The Netherlands (and the rest of Europe for that sake) has been in the throes of a worsening gas crisis for, well, a while. Now, with the Russian invasion of Ukraine, gas prices are destined to soar even higher.
As a result, the Netherlands aims to cut its consumption of Russian gas — and preferably fast.
Luckily, the Dutch Association for Sustainable Energy (NVDE) believes the Netherlands could be completely independent of Russian gas within a few years, reports the NOS.
NVDE gas saving plan
Currently, the Netherlands consumes about 40 billion cubic metres of gas every year, of which five billion cubic metres comes from Russia.
However, if the necessary measures are taken, the NVDE estimates that the Netherlands can save 10 billion cubic metres in the next four years — allowing Dutchies to wave doei to Russian gas. 👋
Want even more good news? We’re all in desperate need of it, so here ya go: Approximately half of the recommended measures can be implemented within a year says the NVDE in a memorandum.
Call on companies and individuals to save on gas
The NVDE has come up with practical tips on how companies and individuals alike could help realise the 10 billion cubic metres savings goal.
NVDE’s Director, Olof van der Gaag, says that “many companies have the heating on at the weekend and don’t turn off the lights at night.”
“It costs almost no money, but you have to arrange it. Until now it was apparently not urgent enough,” he continues.
For companies and institutions, the NVDE emphasises the need for better heating solutions and being mindful of turning off the heating on weekends.
Also private individuals should be able to receive better advice on how to cut their gas consumption — especially when it comes to central heating.
Other points included in the memorandum were switching to LED lighting, better insulation, and better controls of companies’ mandatory energy-saving measures.

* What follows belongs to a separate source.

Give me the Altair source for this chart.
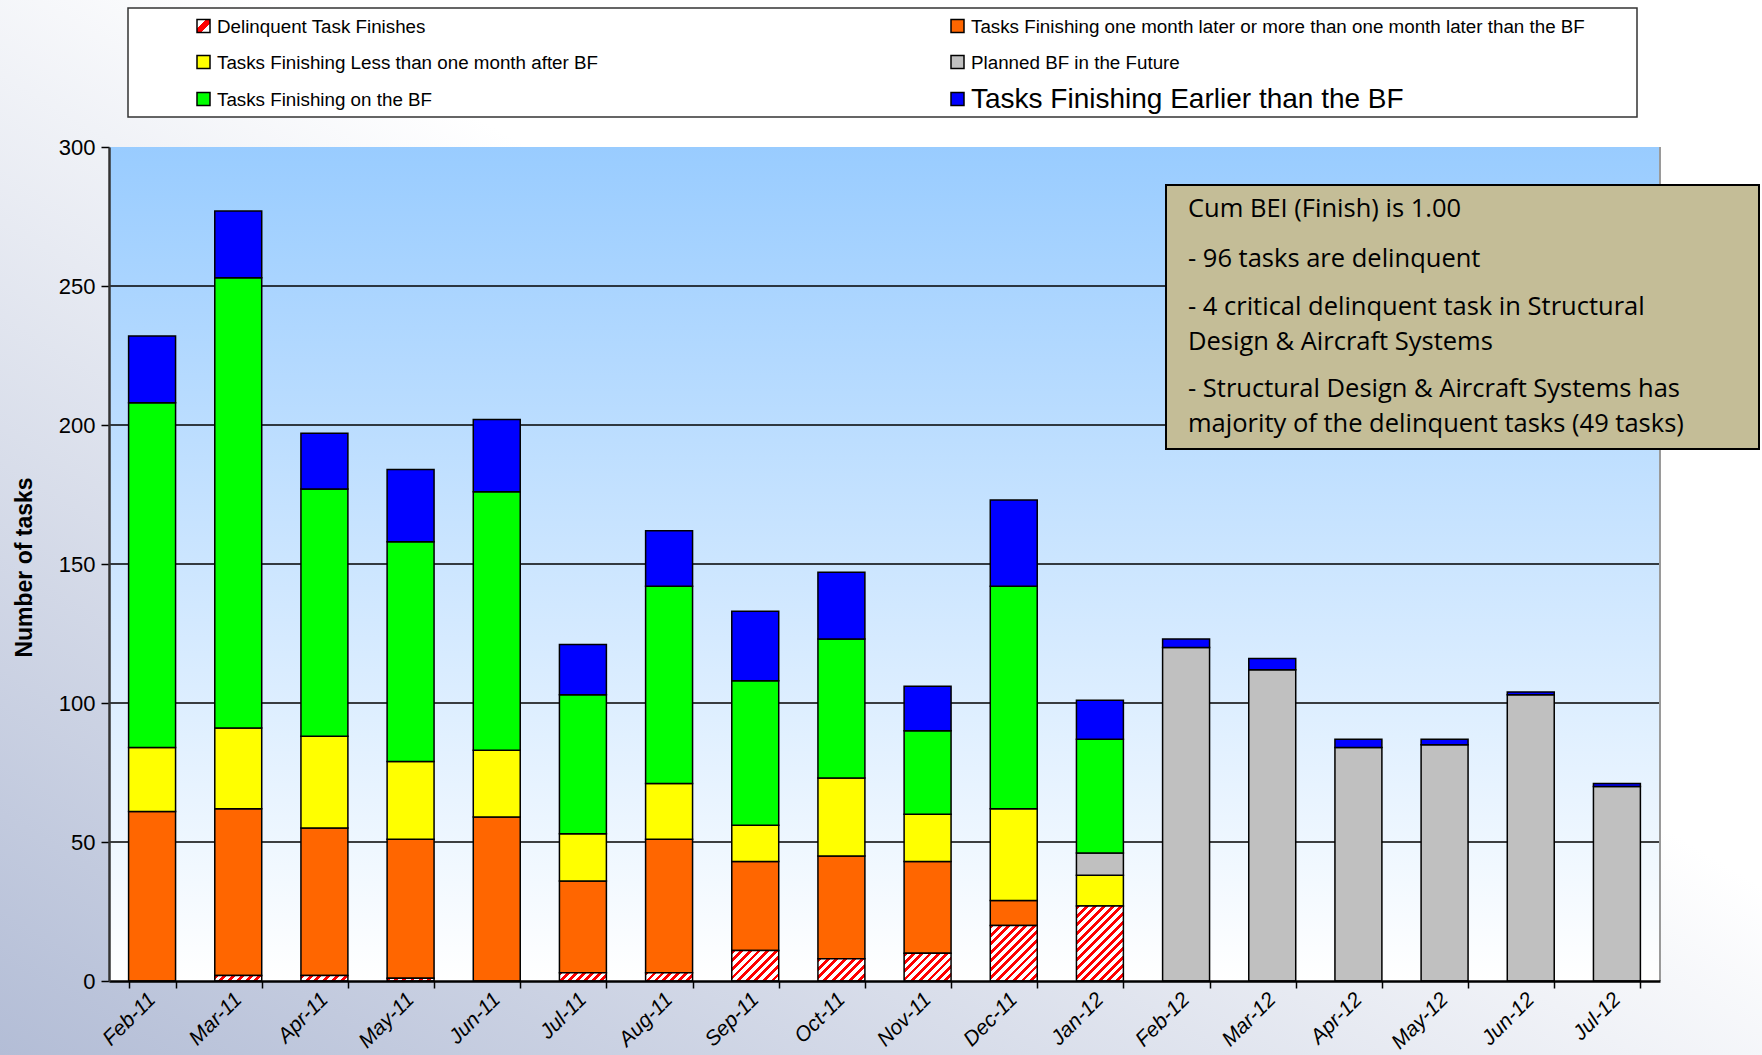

Challenges for ending Russian gas consumption
Implementing gas-saving measures might be easier said than done, however.
Not only does the NVDE point out that necessary subsidy programs for households will take years to carry out — but there is also a shortage of skilled workers to install, for example, better-insulated pipes.
On a grander scale, the Netherlands is somewhat dependent on other countries’ efforts towards cutting Russian gas. In Europe, there are namely agreements that dictate that the countries show solidarity with each other if gas prices rise.
According to Van der Gaag, “it is certainly not the case that we can solve this in isolation in the Netherlands.”
He says “it remains necessary to look for where you can get natural gas” which, according to the NVDE, includes looking at the North Sea.